Using your search engine, type in the name of the manufacturer. When the list of sites appears, look for the one that identifies itself as the manufacturer’s home page. These sites are your best resource when it comes to learning about the various models and the options each model offers. They also supply many technical specifications for those who want even more in-depth information. Finally, they provide the means to find dealers in your local area.
The best pricing information sites are generally free. They provide information on both new and used vehicles. In addition, some will also offer tips and strategies.
Pricing Information – New Cars
The new vehicle information will give you the MSRP (Manufacturer’s Suggested Retail Price or "the sticker price’) and the Invoice (what the dealer is charged by the manufacturer for the car.)
Many of these sites will also alert you to consumer incentives. These are the cash-back or low finance offers designed to lower the price of the car and make it more attractive to potential buyers.
Some sites will also offer dealer incentive information. Dealer incentives are payments made to dealers by the factory, usually for having sold a targeted number of cars – or units – each month.
Rarely will a dealer reveal these numbers to customers. However, if you have this information you may find it will be useful in a negotiation. This is especially valuable if you’re buying near the end of the month and the extra unit means the difference between a dealer making or missing the factory sales bogie.

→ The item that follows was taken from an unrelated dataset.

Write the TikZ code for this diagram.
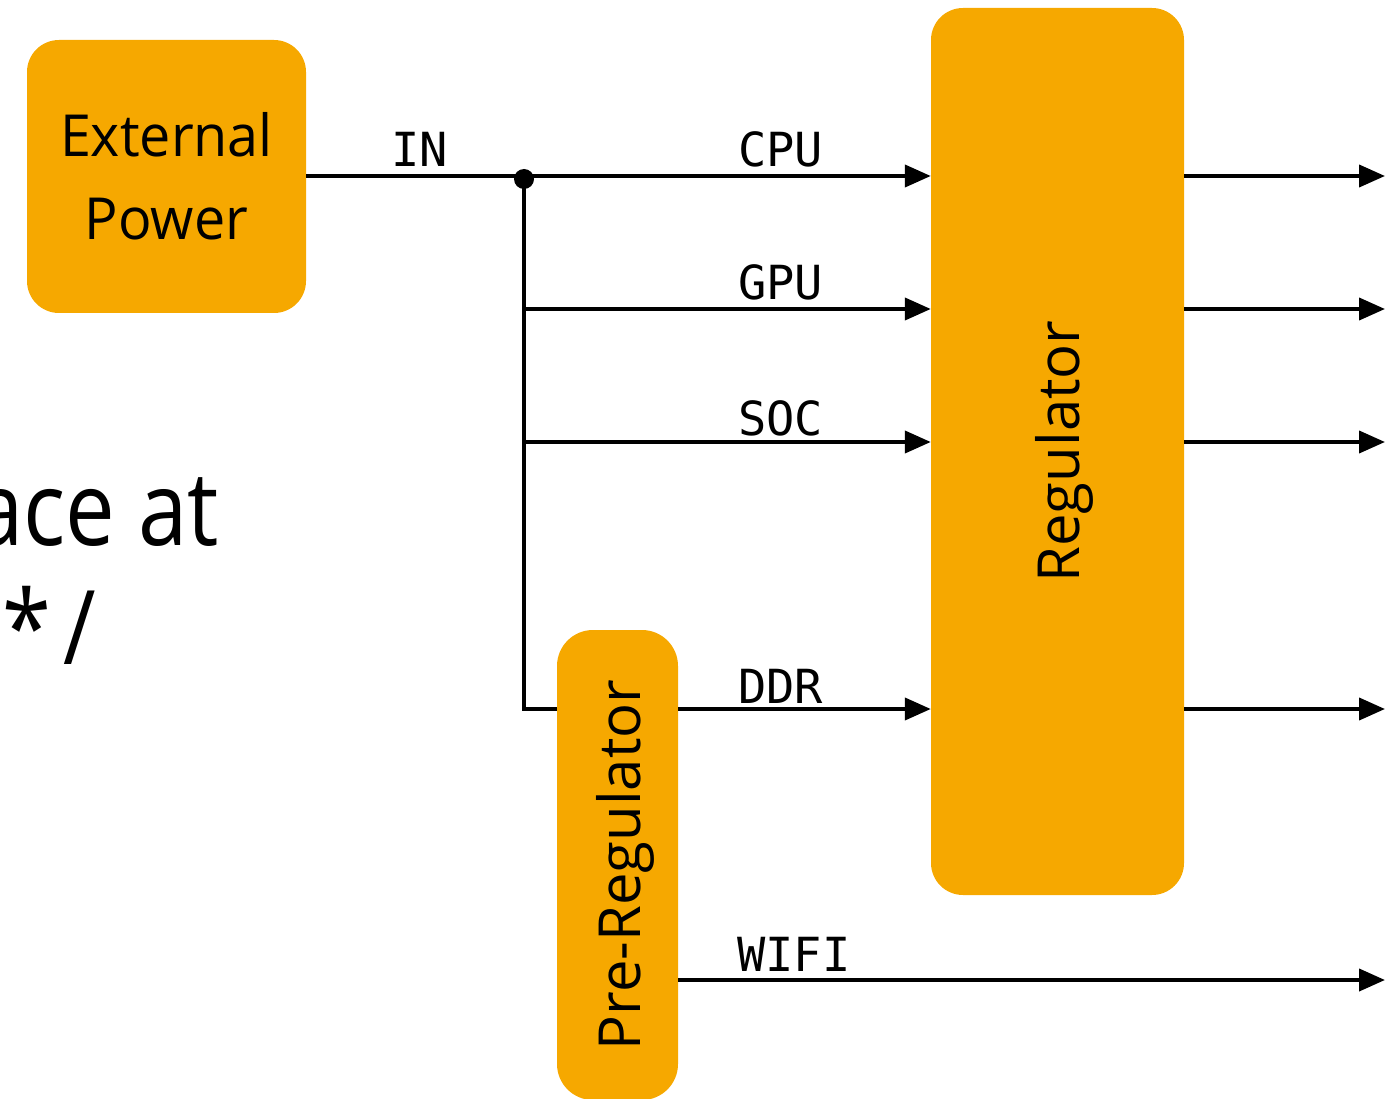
\documentclass[tikz,border=0pt]{standalone}
\usepackage{fontspec}
\setmainfont{Open Sans}
\newfontfamily\labfont{DejaVu Sans Mono}
\usetikzlibrary{arrows.meta,calc}
\definecolor{boxorange}{RGB}{246,168,0}
\tikzset{
  blk/.style={fill=boxorange,draw=none,rounded corners=32pt,inner sep=0pt},
  blktext/.style={font=\fontsize{58}{83}\selectfont,align=center,inner sep=0pt},
  wire/.style={line width=4pt},
  arr/.style={line width=4pt,-{Triangle[length=26pt,width=22pt]}},
  lab/.style={font=\labfont\fontsize{47}{47}\selectfont,anchor=base west,inner sep=0pt},
  bigtext/.style={font=\fontsize{103}{103}\selectfont,inner sep=0pt,xscale=0.86}
}
\begin{document}
\begin{tikzpicture}[x=1pt,y=-1pt]
\useasboundingbox (0,0) rectangle (1390,1099);
% background text
\node[bigtext,anchor=base east] (bg1) at (219,545) {ace at};
\node[bigtext,anchor=base east] (bg2) at (96,664) {*\hspace{14pt}/};
% blocks
\node[blk,minimum width=279pt,minimum height=273pt] (ext) at (166.5,176.5) {};
\node[blktext,xscale=0.96] (extt) at (ext.center) {External\\Power};
\node[blk,minimum width=253pt,minimum height=887pt] (reg) at (1057.5,451.5) {};
\node[blktext,rotate=90] (regt) at ($(reg.center)+(7,0)$) {Regulator};
\node[blk,minimum width=121pt,minimum height=470pt,rounded corners=36pt] (pre) at (617.5,865) {};
\node[blktext,rotate=90] (pret) at ($(pre.center)+(8,0)$) {Pre-Regulator};
% coordinates
\coordinate (j) at (524,176);
\coordinate (g) at (524,309);
\coordinate (s) at (524,442);
\coordinate (d) at (524,709);
\coordinate (o1) at (1385,176);
\coordinate (o2) at (1385,309);
\coordinate (o3) at (1385,442);
\coordinate (o4) at (1385,709);
\coordinate (o5) at (1385,980);
% wires
\draw[wire] (ext.east |- j) -- (j);
\draw[arr] (j) -- (j -| reg.west);
\draw[wire] (j) -- (d) -- (d -| pre.west);
\draw[arr] (g) -- (g -| reg.west);
\draw[arr] (s) -- (s -| reg.west);
\draw[arr] (pre.east |- d) -- (d -| reg.west);
\draw[arr] (pre.east |- o5) -- (o5);
\draw[arr] (reg.east |- o1) -- (o1);
\draw[arr] (reg.east |- o2) -- (o2);
\draw[arr] (reg.east |- o3) -- (o3);
\draw[arr] (reg.east |- o4) -- (o4);
\fill (524,179) circle (10pt);
% labels
\node[lab] (lin) at (391,167) {IN};
\node[lab] (lcpu) at (738,167) {CPU};
\node[lab] (lgpu) at (738,300) {GPU};
\node[lab] (lsoc) at (738,435) {SOC};
\node[lab] (lddr) at (738,703) {DDR};
\node[lab] (lwifi) at (737,971) {WIFI};
\end{tikzpicture}
\end{document}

Pricing Information – Used Cars
Used car pricing guides are designed to give you a rough idea of two key numbers: The estimated wholesale price of a used car and the estimated retail price. The wholesale price is what you can expect a dealer to offer you for your trade in. The retail price is what you can expect to pay for a used car. You may find out that these two figures can vary widely.

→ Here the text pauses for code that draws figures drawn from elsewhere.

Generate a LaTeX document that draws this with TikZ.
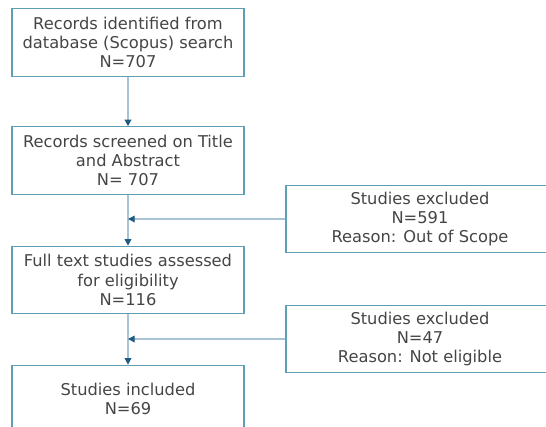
\documentclass[tikz,border=0pt]{standalone}
\usepackage{fontspec}
\setmainfont{DejaVu Sans}
\usetikzlibrary{arrows.meta}
\definecolor{boxline}{HTML}{5F9FB5}
\definecolor{flowline}{HTML}{A7C3D6}
\definecolor{tipblue}{HTML}{1F5A82}
\definecolor{txtgrey}{HTML}{454545}

\begin{document}
\begin{tikzpicture}[x=0.75pt, y=-0.75pt,
  stepbox/.style={draw=boxline, line width=0.9pt, text=txtgrey, minimum width=174pt, minimum height=50.5pt, align=center, inner sep=0pt, font=\fontsize{12.2}{14.4}\selectfont},
  exclbox/.style={stepbox, minimum width=201pt},
  flow/.style={draw=flowline, line width=1pt, -{Triangle[length=5pt,width=5pt,color=tipblue]}}]
  \useasboundingbox (0,0) rectangle (546,427);
  \clip (0,0) rectangle (546,427);
  % main steps
  \node[stepbox] (ident) at (128,42.5) {Records identified from\\database (Scopus) search\\N=707};
  \node[stepbox] (screen) at (128,160.5) {Records screened on Title\\and Abstract\\N= 707};
  \node[stepbox] (full) at (128,280) {Full text studies assessed\\for eligibility\\N=116};
  \node[stepbox] (incl) at (128,399) {Studies included\\N=69};
  % exclusions
  \node[exclbox] (excla) at (420,219) {Studies excluded\\N=591\\Reason: Out of Scope};
  \node[exclbox] (exclb) at (420,339) {Studies excluded\\N=47\\Reason: Not eligible};
  % Edges
  \draw[flow] (ident) -- (screen);
  \draw[flow] (screen) -- (full);
  \draw[flow] (full) -- (incl);
  \draw[flow] (excla.west) -- (excla.west -| ident);
  \draw[flow] (exclb.west) -- (exclb.west -| ident);
\end{tikzpicture}
\end{document}
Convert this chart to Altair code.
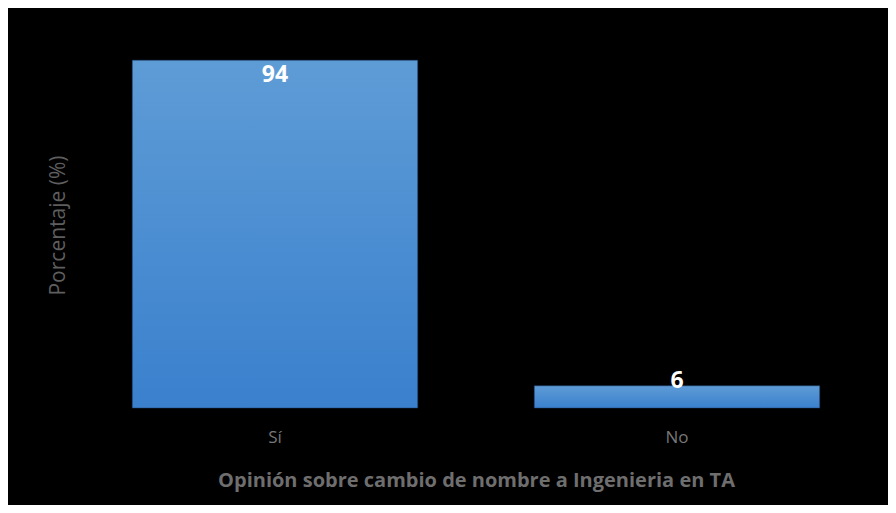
import altair as alt
import pandas as pd

categories = ["Sí", "No"]
values = [94, 6]

df = pd.DataFrame({"cat": categories, "val": values})

FONT = "Open Sans"
GRAY = "#777777"

xenc = alt.X(
    "cat:N",
    sort=categories,
    scale=alt.Scale(paddingInner=0.29, paddingOuter=0.145),
    axis=alt.Axis(
        title="Opinión sobre cambio de nombre a Ingenieria en TA",
        titleFont=FONT, titleFontSize=20, titleFontWeight="bold", titleColor="#6e6e6e",
        titleY=72, titleBaseline="middle",
        labelFont=FONT, labelFontSize=17, labelColor=GRAY, labelAngle=0,
        labelPadding=21, ticks=False, domain=False, grid=False,
    ),
)
yscale = alt.Scale(domain=[0, 100])

base = alt.Chart(df).encode(x=xenc)

bars = base.mark_bar(
    color=alt.Gradient(
        gradient="linear", x1=0, y1=0, x2=0, y2=1,
        stops=[alt.GradientStop(color="#5e9cd6", offset=0),
               alt.GradientStop(color="#3a80cd", offset=1)],
    ),
    stroke="#1f3f6f", strokeWidth=0.5,
).encode(
    y=alt.Y(
        "val:Q",
        scale=yscale,
        axis=alt.Axis(
            title="Porcentaje (%)",
            titleFont=FONT, titleFontSize=21, titleFontWeight="normal", titleColor="#5e5e5e",
            titleX=-16, titleY=187, titleAngle=270, titleAlign="center", titleBaseline="middle",
            labels=False, ticks=False, domain=False, grid=False,
        ),
    )
)

label_style = dict(font=FONT, fontSize=23, fontWeight="bold", color="white", baseline="middle")

labels_in = base.transform_filter("datum.val > 10").mark_text(dy=15, **label_style).encode(
    y=alt.Y("val:Q", scale=yscale), text=alt.Text("val:Q"),
)
labels_out = base.transform_filter("datum.val <= 10").mark_text(dy=-5, **label_style).encode(
    y=alt.Y("val:Q", scale=yscale), text=alt.Text("val:Q"),
)

chart = (bars + labels_in + labels_out).properties(
    width=804, height=370,
    background="black",
    padding={"left": 66, "top": 30, "right": 10, "bottom": 97},
    autosize=alt.AutoSizeParams(type="none"),
).configure_view(stroke=None)

chart.save("out.html", embed_options={"renderer": "svg", "actions": False})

Some guides will help you try to estimate the value of a used car in excellent, good, fair or rough condition. Keep in mind that the used car market is a trader’s bazaar and that the real price of a used car is only determined once you’ve negotiated with the buyer or seller.
In addition to pricing information, many of these sites contain detailed specifications for the used car. As this is dated information, you won’t generally find it on the manufacturer’s sites.
The following are pricing sites you might want to view:
- National Automobile Dealers Association (NADA)
- Kelley Blue Book
- Invoice Dealers
There are, of course, many others and a simple search engine entry of "used car prices" will turn up dozens of sites. Don’t be surprised if many of these sites vary widely in their estimates of used car values.
In some cases, you’ll find a difference of several thousand dollars in what various guides quote on the same car with identical options. This may be due to the source of their information, how recently they updated their site, geographic price differences or any one of a myriad other reasons.